Leave out every picture, then transcribe the rest of the listing exactly.

Collected material:
##########
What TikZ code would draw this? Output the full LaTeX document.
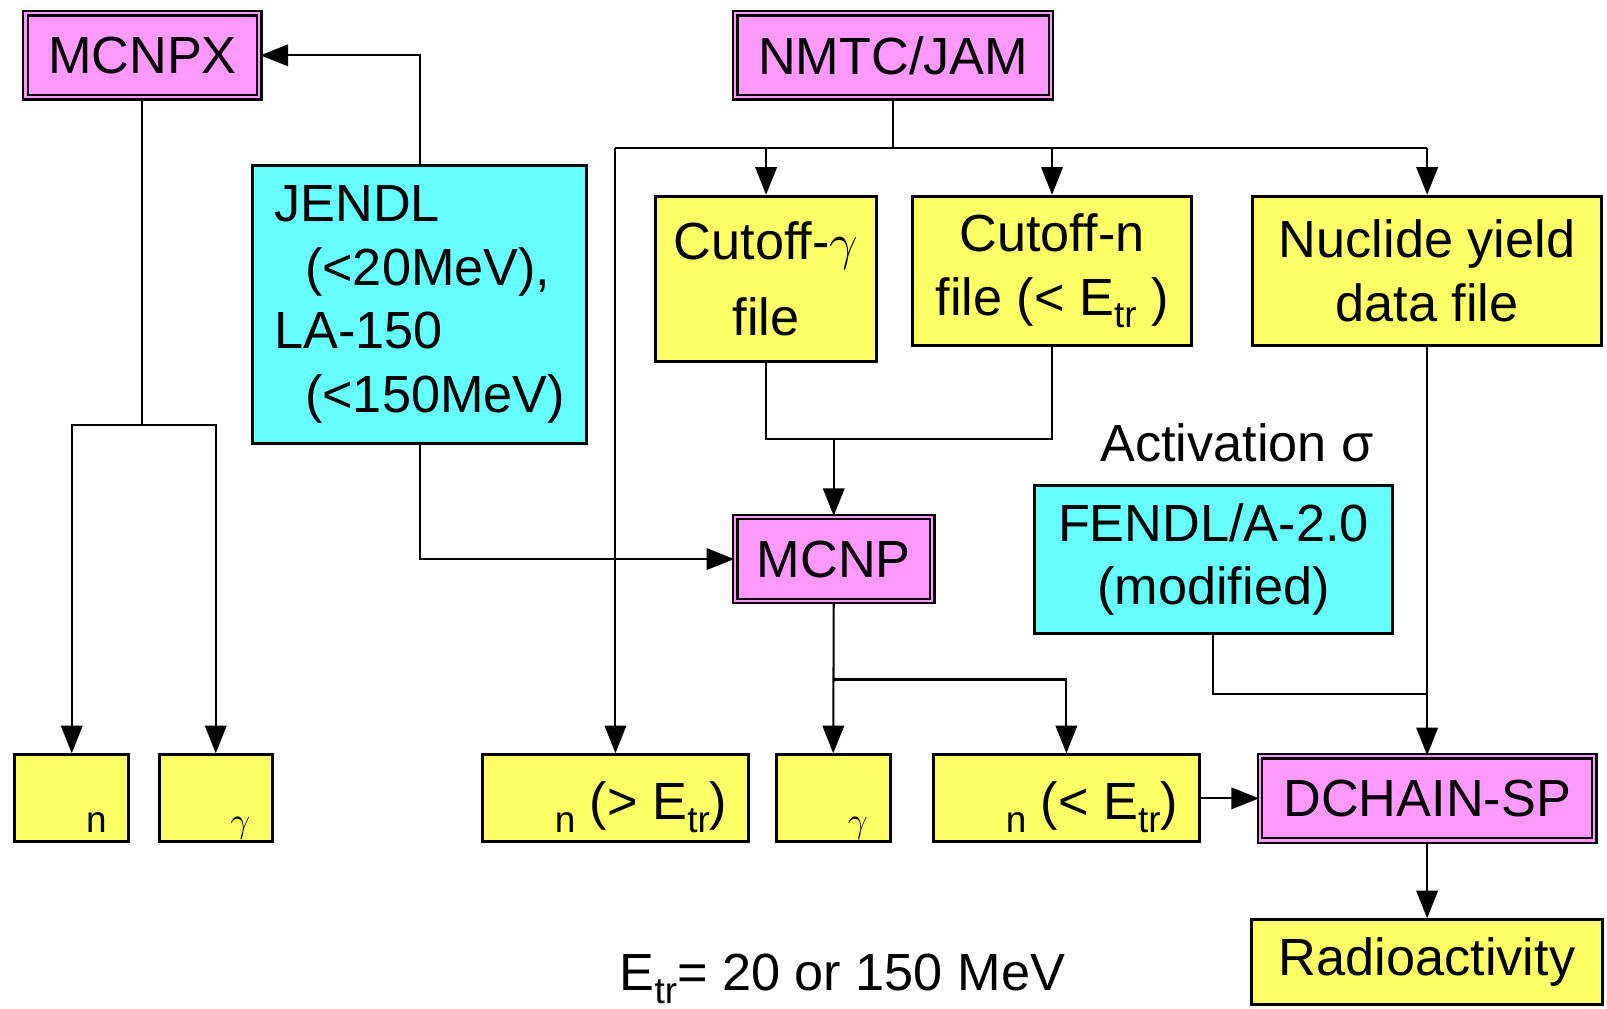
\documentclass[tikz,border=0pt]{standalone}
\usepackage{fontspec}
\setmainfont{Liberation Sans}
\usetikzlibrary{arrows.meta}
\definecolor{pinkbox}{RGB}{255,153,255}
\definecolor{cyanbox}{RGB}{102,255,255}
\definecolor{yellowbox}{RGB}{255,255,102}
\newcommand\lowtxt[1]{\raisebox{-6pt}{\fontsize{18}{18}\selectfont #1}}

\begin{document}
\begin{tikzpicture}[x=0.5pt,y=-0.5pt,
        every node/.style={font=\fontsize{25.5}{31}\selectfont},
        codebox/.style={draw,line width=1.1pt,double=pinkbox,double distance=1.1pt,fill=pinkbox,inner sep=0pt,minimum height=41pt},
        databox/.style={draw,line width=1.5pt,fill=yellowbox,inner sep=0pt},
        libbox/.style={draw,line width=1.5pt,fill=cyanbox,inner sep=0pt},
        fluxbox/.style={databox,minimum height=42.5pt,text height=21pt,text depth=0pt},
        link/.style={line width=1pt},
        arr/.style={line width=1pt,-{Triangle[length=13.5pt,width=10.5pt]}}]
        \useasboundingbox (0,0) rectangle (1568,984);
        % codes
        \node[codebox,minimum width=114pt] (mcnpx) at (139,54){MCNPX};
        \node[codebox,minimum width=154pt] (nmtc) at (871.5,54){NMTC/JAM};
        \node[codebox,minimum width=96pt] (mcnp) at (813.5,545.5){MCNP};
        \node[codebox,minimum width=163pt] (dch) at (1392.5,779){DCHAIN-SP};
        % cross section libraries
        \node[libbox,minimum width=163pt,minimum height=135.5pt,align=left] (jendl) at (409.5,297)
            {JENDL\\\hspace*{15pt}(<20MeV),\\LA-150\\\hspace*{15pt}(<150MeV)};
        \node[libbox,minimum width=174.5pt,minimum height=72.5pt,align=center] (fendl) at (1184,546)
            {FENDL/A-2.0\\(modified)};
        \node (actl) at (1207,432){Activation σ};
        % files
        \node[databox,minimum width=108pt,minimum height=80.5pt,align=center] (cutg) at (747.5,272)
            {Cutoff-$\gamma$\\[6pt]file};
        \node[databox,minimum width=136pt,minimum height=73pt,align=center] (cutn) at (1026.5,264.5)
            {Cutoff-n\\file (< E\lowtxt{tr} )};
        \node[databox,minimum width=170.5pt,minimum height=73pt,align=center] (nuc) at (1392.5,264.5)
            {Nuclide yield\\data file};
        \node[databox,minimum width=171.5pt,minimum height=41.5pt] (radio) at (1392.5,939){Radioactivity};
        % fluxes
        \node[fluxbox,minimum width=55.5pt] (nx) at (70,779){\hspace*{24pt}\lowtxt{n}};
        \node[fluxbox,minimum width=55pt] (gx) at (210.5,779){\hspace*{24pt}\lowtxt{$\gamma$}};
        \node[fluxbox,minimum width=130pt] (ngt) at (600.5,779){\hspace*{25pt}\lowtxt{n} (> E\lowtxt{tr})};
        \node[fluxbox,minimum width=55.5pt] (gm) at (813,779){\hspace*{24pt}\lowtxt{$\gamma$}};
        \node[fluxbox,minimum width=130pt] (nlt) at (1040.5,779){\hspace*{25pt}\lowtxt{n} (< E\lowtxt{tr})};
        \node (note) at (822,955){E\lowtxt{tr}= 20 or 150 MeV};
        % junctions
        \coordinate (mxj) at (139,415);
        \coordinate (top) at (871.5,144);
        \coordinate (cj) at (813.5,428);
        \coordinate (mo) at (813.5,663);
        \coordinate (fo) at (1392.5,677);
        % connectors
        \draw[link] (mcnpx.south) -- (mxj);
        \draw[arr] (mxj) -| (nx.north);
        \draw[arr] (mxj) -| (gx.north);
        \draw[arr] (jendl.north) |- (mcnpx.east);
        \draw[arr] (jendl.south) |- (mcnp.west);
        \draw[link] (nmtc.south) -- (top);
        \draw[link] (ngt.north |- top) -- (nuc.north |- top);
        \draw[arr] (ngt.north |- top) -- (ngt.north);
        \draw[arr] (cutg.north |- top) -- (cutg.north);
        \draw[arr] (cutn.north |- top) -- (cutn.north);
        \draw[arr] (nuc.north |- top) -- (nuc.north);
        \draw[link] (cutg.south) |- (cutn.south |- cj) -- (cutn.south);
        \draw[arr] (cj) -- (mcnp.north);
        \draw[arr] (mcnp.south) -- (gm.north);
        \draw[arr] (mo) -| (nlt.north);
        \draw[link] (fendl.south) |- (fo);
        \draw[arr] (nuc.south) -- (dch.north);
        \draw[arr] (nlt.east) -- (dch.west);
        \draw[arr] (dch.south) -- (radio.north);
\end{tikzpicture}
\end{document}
##########
Solution:
What TikZ code would draw this? Output the full LaTeX document.
\documentclass[tikz,border=0pt]{standalone}
\usepackage{fontspec}
\setmainfont{Liberation Sans}
\usetikzlibrary{arrows.meta}
\definecolor{pinkbox}{RGB}{255,153,255}
\definecolor{cyanbox}{RGB}{102,255,255}
\definecolor{yellowbox}{RGB}{255,255,102}
\newcommand\lowtxt[1]{\raisebox{-6pt}{\fontsize{18}{18}\selectfont #1}}

\begin{document}
\begin{tikzpicture}[x=0.5pt,y=-0.5pt,
        every node/.style={font=\fontsize{25.5}{31}\selectfont},
        codebox/.style={draw,line width=1.1pt,double=pinkbox,double distance=1.1pt,fill=pinkbox,inner sep=0pt,minimum height=41pt},
        databox/.style={draw,line width=1.5pt,fill=yellowbox,inner sep=0pt},
        libbox/.style={draw,line width=1.5pt,fill=cyanbox,inner sep=0pt},
        fluxbox/.style={databox,minimum height=42.5pt,text height=21pt,text depth=0pt},
        link/.style={line width=1pt},
        arr/.style={line width=1pt,-{Triangle[length=13.5pt,width=10.5pt]}}]
        \useasboundingbox (0,0) rectangle (1568,984);
        % codes
        \node[codebox,minimum width=114pt] (mcnpx) at (139,54){MCNPX};
        \node[codebox,minimum width=154pt] (nmtc) at (871.5,54){NMTC/JAM};
        \node[codebox,minimum width=96pt] (mcnp) at (813.5,545.5){MCNP};
        \node[codebox,minimum width=163pt] (dch) at (1392.5,779){DCHAIN-SP};
        % cross section libraries
        \node[libbox,minimum width=163pt,minimum height=135.5pt,align=left] (jendl) at (409.5,297)
            {JENDL\\\hspace*{15pt}(<20MeV),\\LA-150\\\hspace*{15pt}(<150MeV)};
        \node[libbox,minimum width=174.5pt,minimum height=72.5pt,align=center] (fendl) at (1184,546)
            {FENDL/A-2.0\\(modified)};
        \node (actl) at (1207,432){Activation σ};
        % files
        \node[databox,minimum width=108pt,minimum height=80.5pt,align=center] (cutg) at (747.5,272)
            {Cutoff-$\gamma$\\[6pt]file};
        \node[databox,minimum width=136pt,minimum height=73pt,align=center] (cutn) at (1026.5,264.5)
            {Cutoff-n\\file (< E\lowtxt{tr} )};
        \node[databox,minimum width=170.5pt,minimum height=73pt,align=center] (nuc) at (1392.5,264.5)
            {Nuclide yield\\data file};
        \node[databox,minimum width=171.5pt,minimum height=41.5pt] (radio) at (1392.5,939){Radioactivity};
        % fluxes
        \node[fluxbox,minimum width=55.5pt] (nx) at (70,779){\hspace*{24pt}\lowtxt{n}};
        \node[fluxbox,minimum width=55pt] (gx) at (210.5,779){\hspace*{24pt}\lowtxt{$\gamma$}};
        \node[fluxbox,minimum width=130pt] (ngt) at (600.5,779){\hspace*{25pt}\lowtxt{n} (> E\lowtxt{tr})};
        \node[fluxbox,minimum width=55.5pt] (gm) at (813,779){\hspace*{24pt}\lowtxt{$\gamma$}};
        \node[fluxbox,minimum width=130pt] (nlt) at (1040.5,779){\hspace*{25pt}\lowtxt{n} (< E\lowtxt{tr})};
        \node (note) at (822,955){E\lowtxt{tr}= 20 or 150 MeV};
        % junctions
        \coordinate (mxj) at (139,415);
        \coordinate (top) at (871.5,144);
        \coordinate (cj) at (813.5,428);
        \coordinate (mo) at (813.5,663);
        \coordinate (fo) at (1392.5,677);
        % connectors
        \draw[link] (mcnpx.south) -- (mxj);
        \draw[arr] (mxj) -| (nx.north);
        \draw[arr] (mxj) -| (gx.north);
        \draw[arr] (jendl.north) |- (mcnpx.east);
        \draw[arr] (jendl.south) |- (mcnp.west);
        \draw[link] (nmtc.south) -- (top);
        \draw[link] (ngt.north |- top) -- (nuc.north |- top);
        \draw[arr] (ngt.north |- top) -- (ngt.north);
        \draw[arr] (cutg.north |- top) -- (cutg.north);
        \draw[arr] (cutn.north |- top) -- (cutn.north);
        \draw[arr] (nuc.north |- top) -- (nuc.north);
        \draw[link] (cutg.south) |- (cutn.south |- cj) -- (cutn.south);
        \draw[arr] (cj) -- (mcnp.north);
        \draw[arr] (mcnp.south) -- (gm.north);
        \draw[arr] (mo) -| (nlt.north);
        \draw[link] (fendl.south) |- (fo);
        \draw[arr] (nuc.south) -- (dch.north);
        \draw[arr] (nlt.east) -- (dch.west);
        \draw[arr] (dch.south) -- (radio.north);
\end{tikzpicture}
\end{document}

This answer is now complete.